What this task involves ▸
Reproduce nothing but the lines from the start of the material through the line that includes "from matplotlib.transforms import", both ends included, and omit every picture.

Dataset excerpt ▸

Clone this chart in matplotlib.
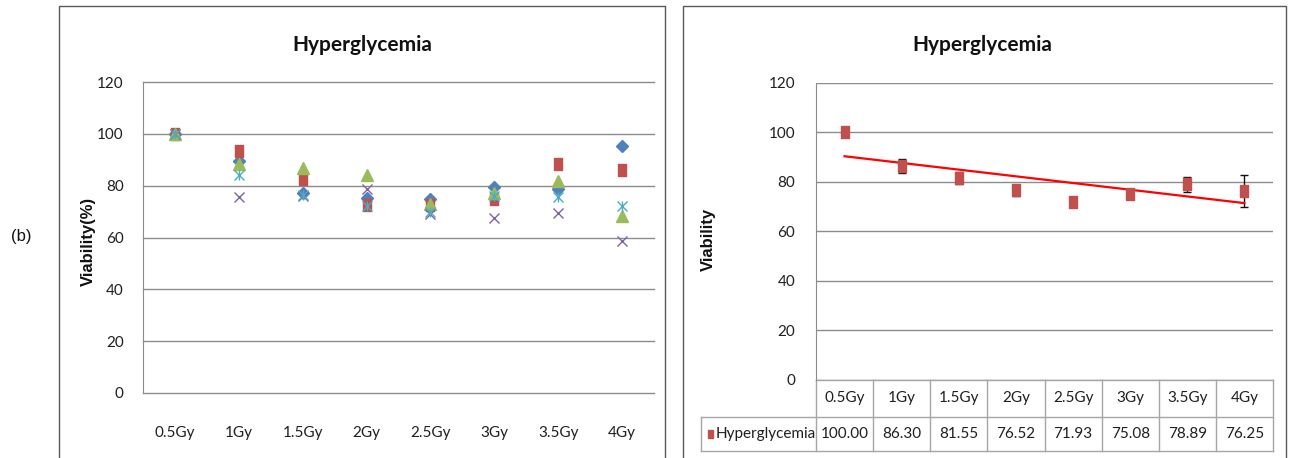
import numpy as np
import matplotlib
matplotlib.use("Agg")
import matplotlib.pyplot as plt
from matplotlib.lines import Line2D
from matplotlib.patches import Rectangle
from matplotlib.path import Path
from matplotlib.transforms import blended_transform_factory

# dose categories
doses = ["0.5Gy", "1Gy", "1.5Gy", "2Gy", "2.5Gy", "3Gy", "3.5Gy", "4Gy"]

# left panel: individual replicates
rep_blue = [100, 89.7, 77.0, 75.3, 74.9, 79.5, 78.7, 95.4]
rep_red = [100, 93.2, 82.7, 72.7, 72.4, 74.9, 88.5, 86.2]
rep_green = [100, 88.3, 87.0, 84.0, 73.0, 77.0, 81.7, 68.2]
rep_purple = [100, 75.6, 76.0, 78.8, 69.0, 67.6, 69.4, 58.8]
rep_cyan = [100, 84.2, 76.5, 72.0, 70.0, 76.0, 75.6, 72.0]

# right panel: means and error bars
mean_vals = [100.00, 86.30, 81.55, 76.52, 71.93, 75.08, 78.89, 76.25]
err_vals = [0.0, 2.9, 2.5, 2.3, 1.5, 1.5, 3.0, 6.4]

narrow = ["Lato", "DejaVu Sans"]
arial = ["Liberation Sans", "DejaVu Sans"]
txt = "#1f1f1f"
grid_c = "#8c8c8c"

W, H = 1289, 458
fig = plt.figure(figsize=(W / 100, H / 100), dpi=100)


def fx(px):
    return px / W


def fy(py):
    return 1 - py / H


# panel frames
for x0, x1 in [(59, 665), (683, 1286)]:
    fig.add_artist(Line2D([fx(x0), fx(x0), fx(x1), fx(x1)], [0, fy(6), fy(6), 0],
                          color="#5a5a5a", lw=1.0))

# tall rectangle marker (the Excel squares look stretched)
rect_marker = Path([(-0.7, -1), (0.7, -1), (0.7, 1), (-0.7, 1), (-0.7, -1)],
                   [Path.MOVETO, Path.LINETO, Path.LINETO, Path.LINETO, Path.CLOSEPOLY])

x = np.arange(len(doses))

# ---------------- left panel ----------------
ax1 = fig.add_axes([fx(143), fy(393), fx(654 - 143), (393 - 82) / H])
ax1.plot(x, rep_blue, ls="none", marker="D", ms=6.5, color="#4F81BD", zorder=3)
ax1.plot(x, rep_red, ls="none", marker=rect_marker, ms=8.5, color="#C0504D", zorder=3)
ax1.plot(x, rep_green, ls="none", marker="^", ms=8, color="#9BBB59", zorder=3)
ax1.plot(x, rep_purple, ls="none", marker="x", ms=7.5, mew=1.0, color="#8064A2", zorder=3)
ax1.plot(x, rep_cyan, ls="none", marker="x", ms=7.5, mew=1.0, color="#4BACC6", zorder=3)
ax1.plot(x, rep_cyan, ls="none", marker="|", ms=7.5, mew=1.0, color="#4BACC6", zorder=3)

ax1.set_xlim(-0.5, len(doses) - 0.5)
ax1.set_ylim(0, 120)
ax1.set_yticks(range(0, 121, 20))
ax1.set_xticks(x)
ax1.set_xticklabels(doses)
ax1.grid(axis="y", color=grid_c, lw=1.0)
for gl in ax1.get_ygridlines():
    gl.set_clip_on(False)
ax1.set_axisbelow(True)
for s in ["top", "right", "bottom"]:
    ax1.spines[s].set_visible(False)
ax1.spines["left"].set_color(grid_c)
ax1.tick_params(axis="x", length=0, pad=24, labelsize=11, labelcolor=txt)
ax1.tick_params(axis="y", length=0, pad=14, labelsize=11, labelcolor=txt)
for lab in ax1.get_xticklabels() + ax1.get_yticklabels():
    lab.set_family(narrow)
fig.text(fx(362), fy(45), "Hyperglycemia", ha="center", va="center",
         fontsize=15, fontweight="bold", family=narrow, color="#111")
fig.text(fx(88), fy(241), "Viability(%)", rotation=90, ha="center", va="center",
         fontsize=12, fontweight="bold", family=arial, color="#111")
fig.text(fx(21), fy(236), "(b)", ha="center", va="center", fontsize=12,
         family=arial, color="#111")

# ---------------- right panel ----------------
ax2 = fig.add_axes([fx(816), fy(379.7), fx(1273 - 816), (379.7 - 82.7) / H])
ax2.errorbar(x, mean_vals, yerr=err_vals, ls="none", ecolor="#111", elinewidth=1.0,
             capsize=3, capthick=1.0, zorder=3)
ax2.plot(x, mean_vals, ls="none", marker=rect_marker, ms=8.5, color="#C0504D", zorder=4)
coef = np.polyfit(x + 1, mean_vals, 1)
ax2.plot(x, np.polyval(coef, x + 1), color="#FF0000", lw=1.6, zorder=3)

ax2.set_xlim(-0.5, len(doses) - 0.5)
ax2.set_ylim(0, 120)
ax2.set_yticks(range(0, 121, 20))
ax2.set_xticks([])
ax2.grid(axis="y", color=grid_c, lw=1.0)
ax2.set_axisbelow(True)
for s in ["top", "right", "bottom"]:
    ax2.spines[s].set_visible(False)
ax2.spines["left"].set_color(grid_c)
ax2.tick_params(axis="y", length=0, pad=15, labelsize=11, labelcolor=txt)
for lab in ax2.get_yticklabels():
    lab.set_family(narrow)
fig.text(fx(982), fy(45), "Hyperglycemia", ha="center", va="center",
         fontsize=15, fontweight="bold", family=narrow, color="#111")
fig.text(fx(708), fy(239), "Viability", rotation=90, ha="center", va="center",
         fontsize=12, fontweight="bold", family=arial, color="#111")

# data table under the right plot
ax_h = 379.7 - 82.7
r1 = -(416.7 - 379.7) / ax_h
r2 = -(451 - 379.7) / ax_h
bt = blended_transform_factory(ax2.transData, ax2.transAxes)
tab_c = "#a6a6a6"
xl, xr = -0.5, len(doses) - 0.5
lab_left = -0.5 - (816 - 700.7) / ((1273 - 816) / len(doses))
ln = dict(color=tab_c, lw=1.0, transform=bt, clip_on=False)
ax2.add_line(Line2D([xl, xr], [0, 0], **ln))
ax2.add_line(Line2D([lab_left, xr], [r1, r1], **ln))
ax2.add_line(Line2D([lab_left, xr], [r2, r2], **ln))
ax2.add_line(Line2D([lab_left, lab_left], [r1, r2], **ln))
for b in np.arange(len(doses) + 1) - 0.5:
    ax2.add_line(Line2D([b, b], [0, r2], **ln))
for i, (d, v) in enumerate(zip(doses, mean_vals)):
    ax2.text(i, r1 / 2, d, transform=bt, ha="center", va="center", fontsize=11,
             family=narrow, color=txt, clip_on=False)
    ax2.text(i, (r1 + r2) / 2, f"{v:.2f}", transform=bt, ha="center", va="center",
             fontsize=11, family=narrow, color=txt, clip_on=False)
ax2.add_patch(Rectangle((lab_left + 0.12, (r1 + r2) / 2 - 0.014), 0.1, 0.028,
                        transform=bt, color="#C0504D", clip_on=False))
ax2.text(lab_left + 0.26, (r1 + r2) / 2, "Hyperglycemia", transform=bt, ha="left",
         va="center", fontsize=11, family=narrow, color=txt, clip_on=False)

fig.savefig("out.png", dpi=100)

Full answer ▸
Clone this chart in matplotlib.
import numpy as np
import matplotlib
matplotlib.use("Agg")
import matplotlib.pyplot as plt
from matplotlib.lines import Line2D
from matplotlib.patches import Rectangle
from matplotlib.path import Path
from matplotlib.transforms import blended_transform_factory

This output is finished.